Copy each line exactly. Drop every picture.

# Stored data
******

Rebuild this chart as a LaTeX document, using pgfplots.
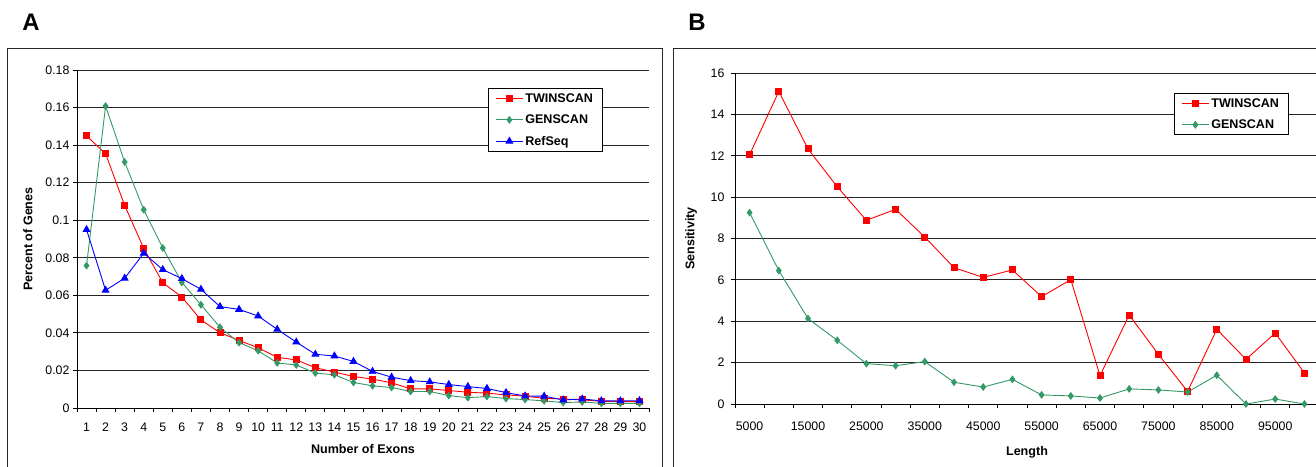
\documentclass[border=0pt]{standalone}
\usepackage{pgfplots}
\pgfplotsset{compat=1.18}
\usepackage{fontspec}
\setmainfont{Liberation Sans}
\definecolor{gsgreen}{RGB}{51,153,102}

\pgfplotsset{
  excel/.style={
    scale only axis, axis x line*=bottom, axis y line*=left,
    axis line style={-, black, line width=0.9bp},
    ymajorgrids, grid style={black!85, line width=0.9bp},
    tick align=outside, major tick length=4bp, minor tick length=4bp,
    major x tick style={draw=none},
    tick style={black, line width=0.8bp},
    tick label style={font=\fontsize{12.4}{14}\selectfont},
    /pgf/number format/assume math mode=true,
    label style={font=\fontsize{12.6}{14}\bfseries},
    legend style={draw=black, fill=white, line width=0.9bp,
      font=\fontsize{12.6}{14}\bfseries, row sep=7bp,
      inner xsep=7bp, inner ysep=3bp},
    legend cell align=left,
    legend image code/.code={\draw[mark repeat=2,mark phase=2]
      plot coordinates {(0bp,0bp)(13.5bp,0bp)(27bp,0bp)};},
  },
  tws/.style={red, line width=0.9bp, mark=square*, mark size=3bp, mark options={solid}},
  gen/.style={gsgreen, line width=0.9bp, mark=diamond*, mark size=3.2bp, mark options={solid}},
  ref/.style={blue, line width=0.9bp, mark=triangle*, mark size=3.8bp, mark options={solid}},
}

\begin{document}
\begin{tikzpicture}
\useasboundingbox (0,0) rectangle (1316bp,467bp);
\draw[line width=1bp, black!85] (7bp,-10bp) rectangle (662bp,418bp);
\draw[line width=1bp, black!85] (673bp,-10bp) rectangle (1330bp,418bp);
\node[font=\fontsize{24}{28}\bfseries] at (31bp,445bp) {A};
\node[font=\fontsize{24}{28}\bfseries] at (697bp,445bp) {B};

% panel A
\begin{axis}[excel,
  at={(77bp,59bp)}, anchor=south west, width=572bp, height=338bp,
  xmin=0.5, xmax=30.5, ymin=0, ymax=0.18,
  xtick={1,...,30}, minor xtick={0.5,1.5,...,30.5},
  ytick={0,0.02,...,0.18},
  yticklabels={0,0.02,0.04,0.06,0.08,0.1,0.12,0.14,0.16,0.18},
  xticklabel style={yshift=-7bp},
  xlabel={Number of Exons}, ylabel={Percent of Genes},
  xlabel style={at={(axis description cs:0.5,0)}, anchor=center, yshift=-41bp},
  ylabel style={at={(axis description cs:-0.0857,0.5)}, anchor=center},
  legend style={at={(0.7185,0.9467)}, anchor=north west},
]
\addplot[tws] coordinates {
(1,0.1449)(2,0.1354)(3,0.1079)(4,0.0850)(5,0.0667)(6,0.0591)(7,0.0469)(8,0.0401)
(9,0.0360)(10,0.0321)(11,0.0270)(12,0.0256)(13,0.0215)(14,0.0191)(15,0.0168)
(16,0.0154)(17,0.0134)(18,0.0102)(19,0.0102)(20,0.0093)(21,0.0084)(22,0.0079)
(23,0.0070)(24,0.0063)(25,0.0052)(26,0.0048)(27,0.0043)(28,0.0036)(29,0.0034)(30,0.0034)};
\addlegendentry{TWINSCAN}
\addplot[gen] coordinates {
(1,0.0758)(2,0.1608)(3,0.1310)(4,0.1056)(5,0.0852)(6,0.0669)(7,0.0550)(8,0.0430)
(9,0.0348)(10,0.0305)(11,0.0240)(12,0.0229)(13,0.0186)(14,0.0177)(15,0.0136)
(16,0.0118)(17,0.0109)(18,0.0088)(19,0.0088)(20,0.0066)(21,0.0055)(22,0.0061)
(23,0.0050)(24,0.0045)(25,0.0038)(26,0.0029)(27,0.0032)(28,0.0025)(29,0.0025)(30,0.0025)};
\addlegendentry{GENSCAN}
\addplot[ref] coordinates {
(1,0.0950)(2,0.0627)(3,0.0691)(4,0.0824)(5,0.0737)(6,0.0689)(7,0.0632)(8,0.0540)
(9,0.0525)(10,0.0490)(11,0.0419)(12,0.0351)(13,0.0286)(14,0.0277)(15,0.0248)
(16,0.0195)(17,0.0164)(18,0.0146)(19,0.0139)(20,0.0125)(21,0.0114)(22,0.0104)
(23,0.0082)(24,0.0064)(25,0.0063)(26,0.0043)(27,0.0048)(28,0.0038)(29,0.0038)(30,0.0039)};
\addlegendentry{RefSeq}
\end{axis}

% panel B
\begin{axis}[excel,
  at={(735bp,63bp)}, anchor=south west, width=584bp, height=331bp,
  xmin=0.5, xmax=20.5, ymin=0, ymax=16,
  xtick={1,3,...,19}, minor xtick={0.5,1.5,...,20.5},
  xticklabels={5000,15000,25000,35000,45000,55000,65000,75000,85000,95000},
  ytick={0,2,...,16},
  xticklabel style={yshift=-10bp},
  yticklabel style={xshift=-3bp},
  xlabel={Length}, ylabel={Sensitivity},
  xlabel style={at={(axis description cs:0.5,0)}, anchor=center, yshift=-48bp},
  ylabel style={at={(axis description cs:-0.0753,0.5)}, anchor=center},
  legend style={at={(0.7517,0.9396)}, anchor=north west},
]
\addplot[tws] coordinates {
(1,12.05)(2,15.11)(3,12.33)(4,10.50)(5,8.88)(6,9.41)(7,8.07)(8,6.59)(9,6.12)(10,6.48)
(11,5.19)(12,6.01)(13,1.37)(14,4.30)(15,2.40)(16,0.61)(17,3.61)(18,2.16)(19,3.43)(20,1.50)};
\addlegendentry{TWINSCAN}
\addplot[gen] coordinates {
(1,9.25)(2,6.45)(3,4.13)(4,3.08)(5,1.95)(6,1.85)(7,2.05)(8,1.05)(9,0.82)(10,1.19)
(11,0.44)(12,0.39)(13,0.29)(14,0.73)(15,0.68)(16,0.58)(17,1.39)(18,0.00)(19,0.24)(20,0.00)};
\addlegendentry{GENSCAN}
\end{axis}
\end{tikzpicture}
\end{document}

******

# Completed exercise
Rebuild this chart as a LaTeX document, using pgfplots.
\documentclass[border=0pt]{standalone}
\usepackage{pgfplots}
\pgfplotsset{compat=1.18}
\usepackage{fontspec}
\setmainfont{Liberation Sans}
\definecolor{gsgreen}{RGB}{51,153,102}

\pgfplotsset{
  excel/.style={
    scale only axis, axis x line*=bottom, axis y line*=left,
    axis line style={-, black, line width=0.9bp},
    ymajorgrids, grid style={black!85, line width=0.9bp},
    tick align=outside, major tick length=4bp, minor tick length=4bp,
    major x tick style={draw=none},
    tick style={black, line width=0.8bp},
    tick label style={font=\fontsize{12.4}{14}\selectfont},
    /pgf/number format/assume math mode=true,
    label style={font=\fontsize{12.6}{14}\bfseries},
    legend style={draw=black, fill=white, line width=0.9bp,
      font=\fontsize{12.6}{14}\bfseries, row sep=7bp,
      inner xsep=7bp, inner ysep=3bp},
    legend cell align=left,
    legend image code/.code={\draw[mark repeat=2,mark phase=2]
      plot coordinates {(0bp,0bp)(13.5bp,0bp)(27bp,0bp)};},
  },
  tws/.style={red, line width=0.9bp, mark=square*, mark size=3bp, mark options={solid}},
  gen/.style={gsgreen, line width=0.9bp, mark=diamond*, mark size=3.2bp, mark options={solid}},
  ref/.style={blue, line width=0.9bp, mark=triangle*, mark size=3.8bp, mark options={solid}},
}

\begin{document}
\begin{tikzpicture}
\useasboundingbox (0,0) rectangle (1316bp,467bp);
\draw[line width=1bp, black!85] (7bp,-10bp) rectangle (662bp,418bp);
\draw[line width=1bp, black!85] (673bp,-10bp) rectangle (1330bp,418bp);
\node[font=\fontsize{24}{28}\bfseries] at (31bp,445bp) {A};
\node[font=\fontsize{24}{28}\bfseries] at (697bp,445bp) {B};

% panel A
\begin{axis}[excel,
  at={(77bp,59bp)}, anchor=south west, width=572bp, height=338bp,
  xmin=0.5, xmax=30.5, ymin=0, ymax=0.18,
  xtick={1,...,30}, minor xtick={0.5,1.5,...,30.5},
  ytick={0,0.02,...,0.18},
  yticklabels={0,0.02,0.04,0.06,0.08,0.1,0.12,0.14,0.16,0.18},
  xticklabel style={yshift=-7bp},
  xlabel={Number of Exons}, ylabel={Percent of Genes},
  xlabel style={at={(axis description cs:0.5,0)}, anchor=center, yshift=-41bp},
  ylabel style={at={(axis description cs:-0.0857,0.5)}, anchor=center},
  legend style={at={(0.7185,0.9467)}, anchor=north west},
]
\addplot[tws] coordinates {
(1,0.1449)(2,0.1354)(3,0.1079)(4,0.0850)(5,0.0667)(6,0.0591)(7,0.0469)(8,0.0401)
(9,0.0360)(10,0.0321)(11,0.0270)(12,0.0256)(13,0.0215)(14,0.0191)(15,0.0168)
(16,0.0154)(17,0.0134)(18,0.0102)(19,0.0102)(20,0.0093)(21,0.0084)(22,0.0079)
(23,0.0070)(24,0.0063)(25,0.0052)(26,0.0048)(27,0.0043)(28,0.0036)(29,0.0034)(30,0.0034)};
\addlegendentry{TWINSCAN}
\addplot[gen] coordinates {
(1,0.0758)(2,0.1608)(3,0.1310)(4,0.1056)(5,0.0852)(6,0.0669)(7,0.0550)(8,0.0430)
(9,0.0348)(10,0.0305)(11,0.0240)(12,0.0229)(13,0.0186)(14,0.0177)(15,0.0136)
(16,0.0118)(17,0.0109)(18,0.0088)(19,0.0088)(20,0.0066)(21,0.0055)(22,0.0061)
(23,0.0050)(24,0.0045)(25,0.0038)(26,0.0029)(27,0.0032)(28,0.0025)(29,0.0025)(30,0.0025)};
\addlegendentry{GENSCAN}
\addplot[ref] coordinates {
(1,0.0950)(2,0.0627)(3,0.0691)(4,0.0824)(5,0.0737)(6,0.0689)(7,0.0632)(8,0.0540)
(9,0.0525)(10,0.0490)(11,0.0419)(12,0.0351)(13,0.0286)(14,0.0277)(15,0.0248)
(16,0.0195)(17,0.0164)(18,0.0146)(19,0.0139)(20,0.0125)(21,0.0114)(22,0.0104)
(23,0.0082)(24,0.0064)(25,0.0063)(26,0.0043)(27,0.0048)(28,0.0038)(29,0.0038)(30,0.0039)};
\addlegendentry{RefSeq}
\end{axis}

% panel B
\begin{axis}[excel,
  at={(735bp,63bp)}, anchor=south west, width=584bp, height=331bp,
  xmin=0.5, xmax=20.5, ymin=0, ymax=16,
  xtick={1,3,...,19}, minor xtick={0.5,1.5,...,20.5},
  xticklabels={5000,15000,25000,35000,45000,55000,65000,75000,85000,95000},
  ytick={0,2,...,16},
  xticklabel style={yshift=-10bp},
  yticklabel style={xshift=-3bp},
  xlabel={Length}, ylabel={Sensitivity},
  xlabel style={at={(axis description cs:0.5,0)}, anchor=center, yshift=-48bp},
  ylabel style={at={(axis description cs:-0.0753,0.5)}, anchor=center},
  legend style={at={(0.7517,0.9396)}, anchor=north west},
]
\addplot[tws] coordinates {
(1,12.05)(2,15.11)(3,12.33)(4,10.50)(5,8.88)(6,9.41)(7,8.07)(8,6.59)(9,6.12)(10,6.48)
(11,5.19)(12,6.01)(13,1.37)(14,4.30)(15,2.40)(16,0.61)(17,3.61)(18,2.16)(19,3.43)(20,1.50)};
\addlegendentry{TWINSCAN}
\addplot[gen] coordinates {
(1,9.25)(2,6.45)(3,4.13)(4,3.08)(5,1.95)(6,1.85)(7,2.05)(8,1.05)(9,0.82)(10,1.19)
(11,0.44)(12,0.39)(13,0.29)(14,0.73)(15,0.68)(16,0.58)(17,1.39)(18,0.00)(19,0.24)(20,0.00)};
\addlegendentry{GENSCAN}
\end{axis}
\end{tikzpicture}
\end{document}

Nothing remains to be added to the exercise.